- OBJECTIVE:
Every line from the top of the records through the line containing "const yTicks = [0,1,2,3,4,5,6,7,8];" should be retyped exactly; the pictures should not.

- TASK DATA:
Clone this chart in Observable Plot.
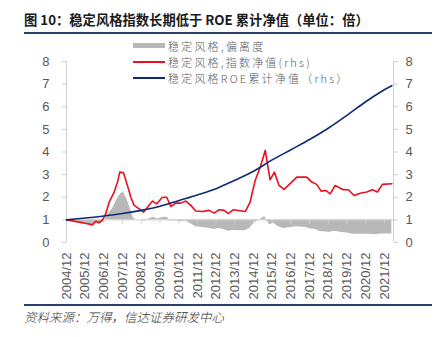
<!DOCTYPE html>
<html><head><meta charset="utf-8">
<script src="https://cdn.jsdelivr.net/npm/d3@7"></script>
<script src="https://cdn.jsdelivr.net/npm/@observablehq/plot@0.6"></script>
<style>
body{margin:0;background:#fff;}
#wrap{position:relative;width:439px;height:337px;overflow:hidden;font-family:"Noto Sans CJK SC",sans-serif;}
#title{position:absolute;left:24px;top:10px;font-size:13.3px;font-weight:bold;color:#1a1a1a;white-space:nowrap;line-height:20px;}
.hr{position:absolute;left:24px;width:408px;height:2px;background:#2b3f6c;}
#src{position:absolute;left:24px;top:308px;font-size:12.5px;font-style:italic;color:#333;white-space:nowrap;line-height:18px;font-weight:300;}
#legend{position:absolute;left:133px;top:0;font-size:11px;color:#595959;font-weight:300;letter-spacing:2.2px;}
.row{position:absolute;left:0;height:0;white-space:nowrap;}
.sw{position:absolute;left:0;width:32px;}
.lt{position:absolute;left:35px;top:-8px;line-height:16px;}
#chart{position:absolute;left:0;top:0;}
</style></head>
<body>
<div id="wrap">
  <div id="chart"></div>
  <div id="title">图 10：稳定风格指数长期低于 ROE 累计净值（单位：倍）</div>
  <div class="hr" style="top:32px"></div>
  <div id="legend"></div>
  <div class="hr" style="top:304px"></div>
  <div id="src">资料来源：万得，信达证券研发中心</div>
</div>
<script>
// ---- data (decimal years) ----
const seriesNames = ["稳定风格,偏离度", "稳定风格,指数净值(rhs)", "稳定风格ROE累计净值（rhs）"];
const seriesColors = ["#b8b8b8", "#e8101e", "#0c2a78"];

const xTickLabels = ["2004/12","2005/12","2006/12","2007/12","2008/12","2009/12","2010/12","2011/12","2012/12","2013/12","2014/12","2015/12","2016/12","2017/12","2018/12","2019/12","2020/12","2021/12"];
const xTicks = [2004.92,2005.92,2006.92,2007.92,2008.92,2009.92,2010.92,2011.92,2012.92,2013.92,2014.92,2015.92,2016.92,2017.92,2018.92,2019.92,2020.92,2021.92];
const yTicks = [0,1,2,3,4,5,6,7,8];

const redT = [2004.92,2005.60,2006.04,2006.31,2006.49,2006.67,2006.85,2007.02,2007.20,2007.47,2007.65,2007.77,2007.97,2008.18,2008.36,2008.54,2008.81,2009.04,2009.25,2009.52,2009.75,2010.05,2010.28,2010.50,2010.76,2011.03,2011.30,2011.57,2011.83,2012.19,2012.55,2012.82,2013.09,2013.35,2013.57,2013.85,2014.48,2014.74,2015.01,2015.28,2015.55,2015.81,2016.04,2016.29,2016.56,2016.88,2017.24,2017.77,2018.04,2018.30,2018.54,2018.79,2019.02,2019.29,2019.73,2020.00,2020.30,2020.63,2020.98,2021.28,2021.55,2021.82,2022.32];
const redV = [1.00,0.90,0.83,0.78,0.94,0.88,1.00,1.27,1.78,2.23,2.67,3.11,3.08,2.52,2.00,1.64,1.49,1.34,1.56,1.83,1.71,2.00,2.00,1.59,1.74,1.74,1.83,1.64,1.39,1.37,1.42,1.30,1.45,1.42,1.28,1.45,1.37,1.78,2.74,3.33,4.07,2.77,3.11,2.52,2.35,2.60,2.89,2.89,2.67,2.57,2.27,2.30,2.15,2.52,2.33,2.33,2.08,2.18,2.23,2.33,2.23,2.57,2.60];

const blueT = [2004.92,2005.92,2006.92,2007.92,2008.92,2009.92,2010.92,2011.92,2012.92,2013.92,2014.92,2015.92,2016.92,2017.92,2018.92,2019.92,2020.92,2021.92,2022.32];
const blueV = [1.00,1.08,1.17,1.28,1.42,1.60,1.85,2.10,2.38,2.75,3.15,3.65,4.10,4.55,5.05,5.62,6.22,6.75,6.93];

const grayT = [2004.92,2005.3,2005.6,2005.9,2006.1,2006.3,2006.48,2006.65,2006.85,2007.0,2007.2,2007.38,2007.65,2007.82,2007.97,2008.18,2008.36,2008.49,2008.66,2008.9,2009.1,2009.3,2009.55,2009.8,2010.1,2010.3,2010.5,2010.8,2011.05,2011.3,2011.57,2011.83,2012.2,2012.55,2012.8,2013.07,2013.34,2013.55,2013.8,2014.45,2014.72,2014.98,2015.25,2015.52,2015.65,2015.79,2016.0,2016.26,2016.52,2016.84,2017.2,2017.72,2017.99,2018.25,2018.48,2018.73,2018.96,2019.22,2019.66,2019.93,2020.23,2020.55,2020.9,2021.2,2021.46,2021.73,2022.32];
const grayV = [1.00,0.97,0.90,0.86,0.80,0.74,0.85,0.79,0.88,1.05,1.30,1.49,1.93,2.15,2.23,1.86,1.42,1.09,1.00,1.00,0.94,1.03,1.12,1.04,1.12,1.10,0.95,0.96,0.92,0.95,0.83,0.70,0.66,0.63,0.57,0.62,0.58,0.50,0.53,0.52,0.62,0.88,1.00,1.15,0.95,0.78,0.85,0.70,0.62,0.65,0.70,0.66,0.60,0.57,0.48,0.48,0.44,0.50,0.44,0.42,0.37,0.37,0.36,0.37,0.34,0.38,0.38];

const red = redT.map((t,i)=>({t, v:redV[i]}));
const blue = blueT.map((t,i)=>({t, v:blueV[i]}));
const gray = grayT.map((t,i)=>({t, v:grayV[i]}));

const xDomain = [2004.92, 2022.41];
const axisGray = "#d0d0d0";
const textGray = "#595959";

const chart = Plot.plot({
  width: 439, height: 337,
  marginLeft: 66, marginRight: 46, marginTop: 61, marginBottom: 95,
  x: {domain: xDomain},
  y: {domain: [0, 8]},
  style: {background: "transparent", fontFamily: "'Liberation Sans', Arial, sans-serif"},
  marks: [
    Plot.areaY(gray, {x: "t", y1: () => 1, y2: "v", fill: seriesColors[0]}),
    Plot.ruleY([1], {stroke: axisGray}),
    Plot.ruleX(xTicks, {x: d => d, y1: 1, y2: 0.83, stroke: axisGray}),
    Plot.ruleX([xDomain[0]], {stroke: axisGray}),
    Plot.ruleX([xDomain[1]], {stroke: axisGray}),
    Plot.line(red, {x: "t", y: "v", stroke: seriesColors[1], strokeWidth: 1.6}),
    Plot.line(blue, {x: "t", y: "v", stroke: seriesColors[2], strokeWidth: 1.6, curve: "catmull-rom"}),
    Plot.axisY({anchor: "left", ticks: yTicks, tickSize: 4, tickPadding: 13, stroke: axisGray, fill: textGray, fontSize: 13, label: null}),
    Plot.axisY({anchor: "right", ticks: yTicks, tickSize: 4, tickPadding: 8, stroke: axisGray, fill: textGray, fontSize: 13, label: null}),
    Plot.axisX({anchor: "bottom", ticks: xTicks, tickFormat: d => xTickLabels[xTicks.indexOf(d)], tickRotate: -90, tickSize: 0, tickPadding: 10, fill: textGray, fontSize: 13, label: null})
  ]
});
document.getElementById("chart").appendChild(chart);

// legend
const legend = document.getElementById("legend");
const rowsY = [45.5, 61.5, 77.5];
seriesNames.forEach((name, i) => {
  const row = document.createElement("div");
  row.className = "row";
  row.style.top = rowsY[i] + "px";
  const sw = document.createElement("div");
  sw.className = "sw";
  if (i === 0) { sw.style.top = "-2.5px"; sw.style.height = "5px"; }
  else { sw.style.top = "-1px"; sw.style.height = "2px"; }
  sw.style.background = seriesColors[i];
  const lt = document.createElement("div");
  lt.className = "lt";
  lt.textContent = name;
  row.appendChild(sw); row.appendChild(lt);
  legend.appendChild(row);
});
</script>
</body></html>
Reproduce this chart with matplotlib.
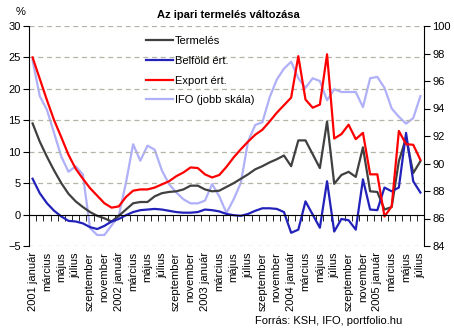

- SOLUTION FOR THIS TASK:
Clone this chart in Observable Plot.
<!DOCTYPE html>
<html><head><meta charset="utf-8">
<script src="https://cdn.jsdelivr.net/npm/d3@7"></script>
<script src="https://cdn.jsdelivr.net/npm/@observablehq/plot@0.6"></script>
<style>
body{margin:0;background:#fff;}
#wrap{position:relative;width:439px;height:337px;overflow:hidden;font-family:"Noto Sans CJK SC",sans-serif;}
#title{position:absolute;left:24px;top:10px;font-size:13.3px;font-weight:bold;color:#1a1a1a;white-space:nowrap;line-height:20px;}
.hr{position:absolute;left:24px;width:408px;height:2px;background:#2b3f6c;}
#src{position:absolute;left:24px;top:308px;font-size:12.5px;font-style:italic;color:#333;white-space:nowrap;line-height:18px;font-weight:300;}
#legend{position:absolute;left:133px;top:0;font-size:11px;color:#595959;font-weight:300;letter-spacing:2.2px;}
.row{position:absolute;left:0;height:0;white-space:nowrap;}
.sw{position:absolute;left:0;width:32px;}
.lt{position:absolute;left:35px;top:-8px;line-height:16px;}
#chart{position:absolute;left:0;top:0;}
</style></head>
<body>
<div id="wrap">
  <div id="chart"></div>
  <div id="title">图 10：稳定风格指数长期低于 ROE 累计净值（单位：倍）</div>
  <div class="hr" style="top:32px"></div>
  <div id="legend"></div>
  <div class="hr" style="top:304px"></div>
  <div id="src">资料来源：万得，信达证券研发中心</div>
</div>
<script>
// ---- data (decimal years) ----
const seriesNames = ["稳定风格,偏离度", "稳定风格,指数净值(rhs)", "稳定风格ROE累计净值（rhs）"];
const seriesColors = ["#b8b8b8", "#e8101e", "#0c2a78"];

const xTickLabels = ["2004/12","2005/12","2006/12","2007/12","2008/12","2009/12","2010/12","2011/12","2012/12","2013/12","2014/12","2015/12","2016/12","2017/12","2018/12","2019/12","2020/12","2021/12"];
const xTicks = [2004.92,2005.92,2006.92,2007.92,2008.92,2009.92,2010.92,2011.92,2012.92,2013.92,2014.92,2015.92,2016.92,2017.92,2018.92,2019.92,2020.92,2021.92];
const yTicks = [0,1,2,3,4,5,6,7,8];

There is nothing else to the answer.